Information shown:
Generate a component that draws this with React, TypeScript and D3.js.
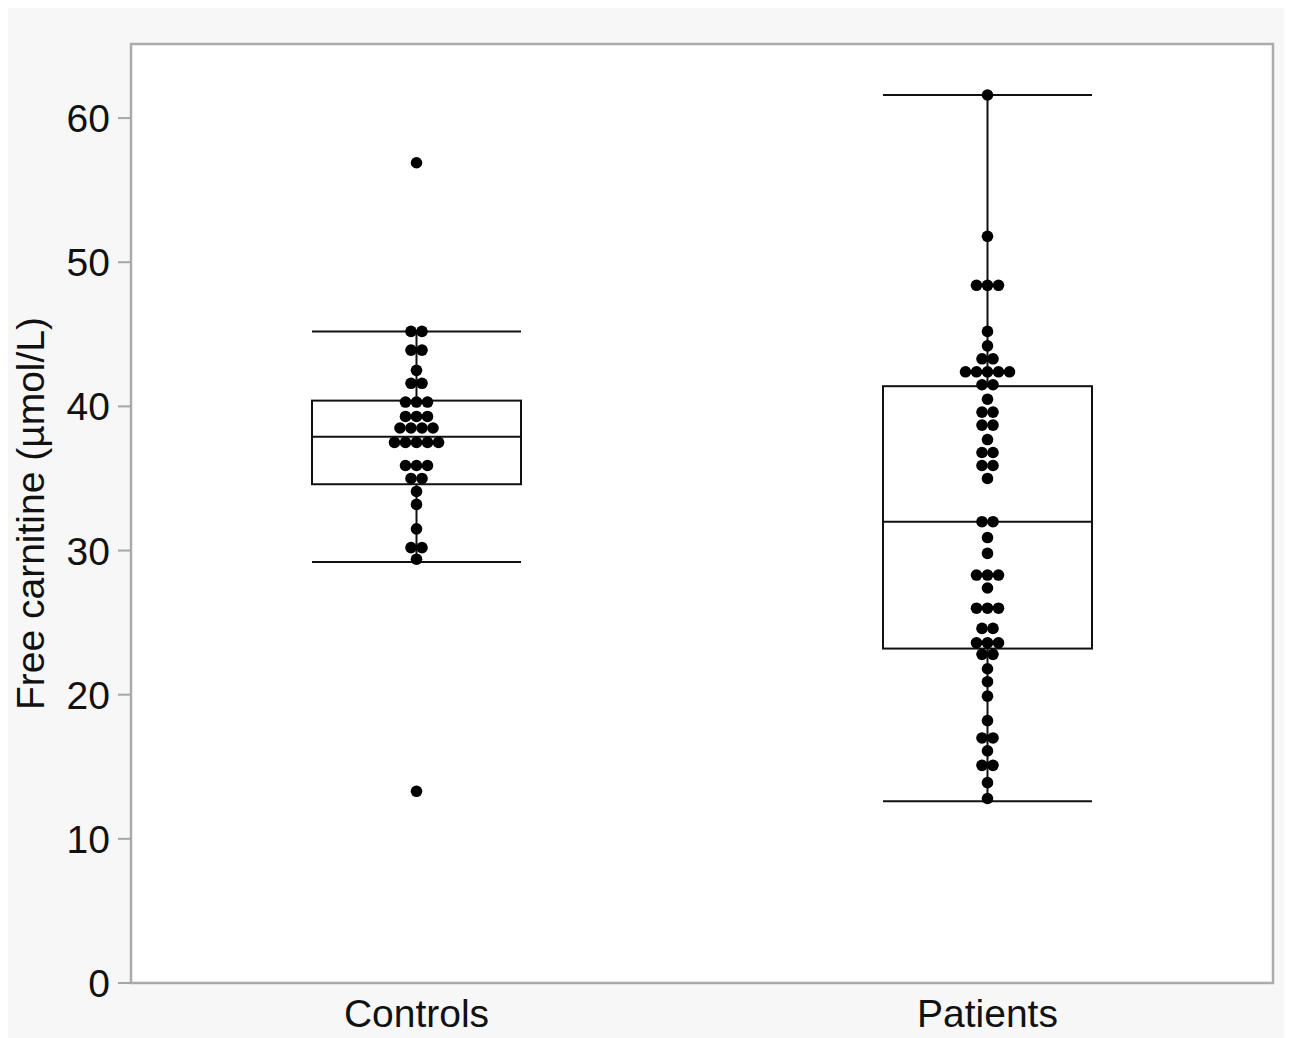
import React, { useEffect, useRef } from 'react';
import * as d3 from 'd3';

// groups on the x axis
const groups = ['Controls', 'Patients'];

// individual values (repeats = dots side by side)
const controlsValues = [
    56.9, 45.2, 45.2, 43.9, 43.9, 42.5, 41.6, 41.6,
    40.3, 40.3, 40.3, 39.3, 39.3, 39.3,
    38.5, 38.5, 38.5, 38.5, 37.5, 37.5, 37.5, 37.5, 37.5,
    35.9, 35.9, 35.9, 35.0, 35.0, 34.1, 33.2, 31.5,
    30.2, 30.2, 29.4, 13.3
];

const patientsValues = [
    61.6, 51.8, 48.4, 48.4, 48.4, 45.2, 44.2, 43.3, 43.3,
    42.4, 42.4, 42.4, 42.4, 42.4, 41.5, 41.5, 40.5,
    39.6, 39.6, 38.7, 38.7, 37.7, 36.8, 36.8, 35.9, 35.9, 35.0,
    32.0, 32.0, 30.9, 29.8, 28.3, 28.3, 28.3, 27.4,
    26.0, 26.0, 26.0, 24.6, 24.6, 23.6, 23.6, 23.6, 22.8, 22.8,
    21.8, 20.9, 19.9, 18.2, 17.0, 17.0, 16.1, 15.1, 15.1, 13.9, 12.8
];

// box summaries: [lower whisker, Q1, median, Q3, upper whisker]
const controlsBox = [29.2, 34.6, 37.9, 40.4, 45.2];
const patientsBox = [12.6, 23.2, 32.0, 41.4, 61.6];

const yTicks = [0, 10, 20, 30, 40, 50, 60];

const FONT = '"Liberation Sans", Arial, Helvetica, sans-serif';

const BoxSwarm = () => {
    const svgRef = useRef(null);

    useEffect(() => {
        const width = 1284;
        const height = 1030;
        const plot = { left: 123, top: 36, right: 1265, bottom: 975 };

        const svg = d3.select(svgRef.current)
            .attr('width', width)
            .attr('height', height)
            .style('display', 'block')
            .style('background', '#f7f7f7');

        svg.selectAll('*').remove();

        const x = d3.scaleBand()
            .domain(groups)
            .range([plot.left, plot.right])
            .padding(0);

        const y = d3.scaleLinear()
            .domain([0, 65])
            .range([plot.bottom, plot.top + 2]);

        // plot area
        svg.append('rect')
            .attr('x', plot.left)
            .attr('y', plot.top)
            .attr('width', plot.right - plot.left)
            .attr('height', plot.bottom - plot.top)
            .attr('fill', '#ffffff')
            .attr('stroke', '#ababab')
            .attr('stroke-width', 2.5);

        // y axis ticks + labels
        const yAxis = svg.append('g');
        yAxis.selectAll('line')
            .data(yTicks)
            .enter()
            .append('line')
            .attr('x1', plot.left - 13)
            .attr('x2', plot.left)
            .attr('y1', d => y(d))
            .attr('y2', d => y(d))
            .attr('stroke', '#a6a6a6')
            .attr('stroke-width', 2);

        yAxis.selectAll('text')
            .data(yTicks)
            .enter()
            .append('text')
            .attr('x', plot.left - 21)
            .attr('y', d => y(d))
            .attr('dy', '0.36em')
            .attr('text-anchor', 'end')
            .attr('font-family', FONT)
            .attr('font-size', 39)
            .attr('fill', '#111')
            .text(d => d);

        // y axis title
        svg.append('text')
            .attr('transform', `translate(36, ${(plot.top + plot.bottom) / 2}) rotate(-90)`)
            .attr('text-anchor', 'middle')
            .attr('font-family', FONT)
            .attr('font-size', 39)
            .attr('fill', '#111')
            .text('Free carnitine (µmol/L)');

        // category labels
        svg.append('g').selectAll('text')
            .data(groups)
            .enter()
            .append('text')
            .attr('x', d => x(d) + x.bandwidth() / 2)
            .attr('y', plot.bottom + 44)
            .attr('text-anchor', 'middle')
            .attr('font-family', FONT)
            .attr('font-size', 39)
            .attr('fill', '#111')
            .text(d => d);

        const series = [
            { name: 'Controls', values: controlsValues, box: controlsBox },
            { name: 'Patients', values: patientsValues, box: patientsBox }
        ];

        const boxW = 209;
        const dotGap = 11;

        series.forEach(s => {
            const cx = x(s.name) + x.bandwidth() / 2;
            const [lo, q1, med, q3, hi] = s.box;
            const g = svg.append('g')
                .attr('stroke', '#111')
                .attr('stroke-width', 2)
                .attr('fill', 'none');

            // whisker stems
            g.append('line')
                .attr('x1', cx).attr('x2', cx)
                .attr('y1', y(hi)).attr('y2', y(q3));
            g.append('line')
                .attr('x1', cx).attr('x2', cx)
                .attr('y1', y(q1)).attr('y2', y(lo));

            // whisker caps
            [lo, hi].forEach(v => {
                g.append('line')
                    .attr('x1', cx - boxW / 2).attr('x2', cx + boxW / 2)
                    .attr('y1', y(v)).attr('y2', y(v));
            });

            // box
            g.append('rect')
                .attr('x', cx - boxW / 2)
                .attr('y', y(q3))
                .attr('width', boxW)
                .attr('height', y(q1) - y(q3));

            g.append('line')
                .attr('x1', cx - boxW / 2).attr('x2', cx + boxW / 2)
                .attr('y1', y(med)).attr('y2', y(med));

            // swarm: equal values sit side by side, centred
            const rows = d3.groups(s.values, v => v);
            const dots = [];
            rows.forEach(([v, arr]) => {
                arr.forEach((_, i) => {
                    dots.push({ v, dx: (i - (arr.length - 1) / 2) * dotGap });
                });
            });

            svg.append('g').selectAll('circle')
                .data(dots)
                .enter()
                .append('circle')
                .attr('cx', d => cx + d.dx)
                .attr('cy', d => y(d.v))
                .attr('r', 5.8)
                .attr('fill', '#000');
        });
    }, []);

    return <svg ref={svgRef}></svg>;
};

export default function App() {
    return <BoxSwarm />;
}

Task details: Exactly as written, return every line of the listing, but not the pictures.

In response:
Generate a component that draws this with React, TypeScript and D3.js.
import React, { useEffect, useRef } from 'react';
import * as d3 from 'd3';

// groups on the x axis
const groups = ['Controls', 'Patients'];

// individual values (repeats = dots side by side)
const controlsValues = [
    56.9, 45.2, 45.2, 43.9, 43.9, 42.5, 41.6, 41.6,
    40.3, 40.3, 40.3, 39.3, 39.3, 39.3,
    38.5, 38.5, 38.5, 38.5, 37.5, 37.5, 37.5, 37.5, 37.5,
    35.9, 35.9, 35.9, 35.0, 35.0, 34.1, 33.2, 31.5,
    30.2, 30.2, 29.4, 13.3
];

const patientsValues = [
    61.6, 51.8, 48.4, 48.4, 48.4, 45.2, 44.2, 43.3, 43.3,
    42.4, 42.4, 42.4, 42.4, 42.4, 41.5, 41.5, 40.5,
    39.6, 39.6, 38.7, 38.7, 37.7, 36.8, 36.8, 35.9, 35.9, 35.0,
    32.0, 32.0, 30.9, 29.8, 28.3, 28.3, 28.3, 27.4,
    26.0, 26.0, 26.0, 24.6, 24.6, 23.6, 23.6, 23.6, 22.8, 22.8,
    21.8, 20.9, 19.9, 18.2, 17.0, 17.0, 16.1, 15.1, 15.1, 13.9, 12.8
];

// box summaries: [lower whisker, Q1, median, Q3, upper whisker]
const controlsBox = [29.2, 34.6, 37.9, 40.4, 45.2];
const patientsBox = [12.6, 23.2, 32.0, 41.4, 61.6];

const yTicks = [0, 10, 20, 30, 40, 50, 60];

const FONT = '"Liberation Sans", Arial, Helvetica, sans-serif';

const BoxSwarm = () => {
    const svgRef = useRef(null);

    useEffect(() => {
        const width = 1284;
        const height = 1030;
        const plot = { left: 123, top: 36, right: 1265, bottom: 975 };

        const svg = d3.select(svgRef.current)
            .attr('width', width)
            .attr('height', height)
            .style('display', 'block')
            .style('background', '#f7f7f7');

        svg.selectAll('*').remove();

        const x = d3.scaleBand()
            .domain(groups)
            .range([plot.left, plot.right])
            .padding(0);

        const y = d3.scaleLinear()
            .domain([0, 65])
            .range([plot.bottom, plot.top + 2]);

        // plot area
        svg.append('rect')
            .attr('x', plot.left)
            .attr('y', plot.top)
            .attr('width', plot.right - plot.left)
            .attr('height', plot.bottom - plot.top)
            .attr('fill', '#ffffff')
            .attr('stroke', '#ababab')
            .attr('stroke-width', 2.5);

        // y axis ticks + labels
        const yAxis = svg.append('g');
        yAxis.selectAll('line')
            .data(yTicks)
            .enter()
            .append('line')
            .attr('x1', plot.left - 13)
            .attr('x2', plot.left)
            .attr('y1', d => y(d))
            .attr('y2', d => y(d))
            .attr('stroke', '#a6a6a6')
            .attr('stroke-width', 2);

        yAxis.selectAll('text')
            .data(yTicks)
            .enter()
            .append('text')
            .attr('x', plot.left - 21)
            .attr('y', d => y(d))
            .attr('dy', '0.36em')
            .attr('text-anchor', 'end')
            .attr('font-family', FONT)
            .attr('font-size', 39)
            .attr('fill', '#111')
            .text(d => d);

        // y axis title
        svg.append('text')
            .attr('transform', `translate(36, ${(plot.top + plot.bottom) / 2}) rotate(-90)`)
            .attr('text-anchor', 'middle')
            .attr('font-family', FONT)
            .attr('font-size', 39)
            .attr('fill', '#111')
            .text('Free carnitine (µmol/L)');

        // category labels
        svg.append('g').selectAll('text')
            .data(groups)
            .enter()
            .append('text')
            .attr('x', d => x(d) + x.bandwidth() / 2)
            .attr('y', plot.bottom + 44)
            .attr('text-anchor', 'middle')
            .attr('font-family', FONT)
            .attr('font-size', 39)
            .attr('fill', '#111')
            .text(d => d);

        const series = [
            { name: 'Controls', values: controlsValues, box: controlsBox },
            { name: 'Patients', values: patientsValues, box: patientsBox }
        ];

        const boxW = 209;
        const dotGap = 11;

        series.forEach(s => {
            const cx = x(s.name) + x.bandwidth() / 2;
            const [lo, q1, med, q3, hi] = s.box;
            const g = svg.append('g')
                .attr('stroke', '#111')
                .attr('stroke-width', 2)
                .attr('fill', 'none');

            // whisker stems
            g.append('line')
                .attr('x1', cx).attr('x2', cx)
                .attr('y1', y(hi)).attr('y2', y(q3));
            g.append('line')
                .attr('x1', cx).attr('x2', cx)
                .attr('y1', y(q1)).attr('y2', y(lo));

            // whisker caps
            [lo, hi].forEach(v => {
                g.append('line')
                    .attr('x1', cx - boxW / 2).attr('x2', cx + boxW / 2)
                    .attr('y1', y(v)).attr('y2', y(v));
            });

            // box
            g.append('rect')
                .attr('x', cx - boxW / 2)
                .attr('y', y(q3))
                .attr('width', boxW)
                .attr('height', y(q1) - y(q3));

            g.append('line')
                .attr('x1', cx - boxW / 2).attr('x2', cx + boxW / 2)
                .attr('y1', y(med)).attr('y2', y(med));

            // swarm: equal values sit side by side, centred
            const rows = d3.groups(s.values, v => v);
            const dots = [];
            rows.forEach(([v, arr]) => {
                arr.forEach((_, i) => {
                    dots.push({ v, dx: (i - (arr.length - 1) / 2) * dotGap });
                });
            });

            svg.append('g').selectAll('circle')
                .data(dots)
                .enter()
                .append('circle')
                .attr('cx', d => cx + d.dx)
                .attr('cy', d => y(d.v))
                .attr('r', 5.8)
                .attr('fill', '#000');
        });
    }, []);

    return <svg ref={svgRef}></svg>;
};

export default function App() {
    return <BoxSwarm />;
}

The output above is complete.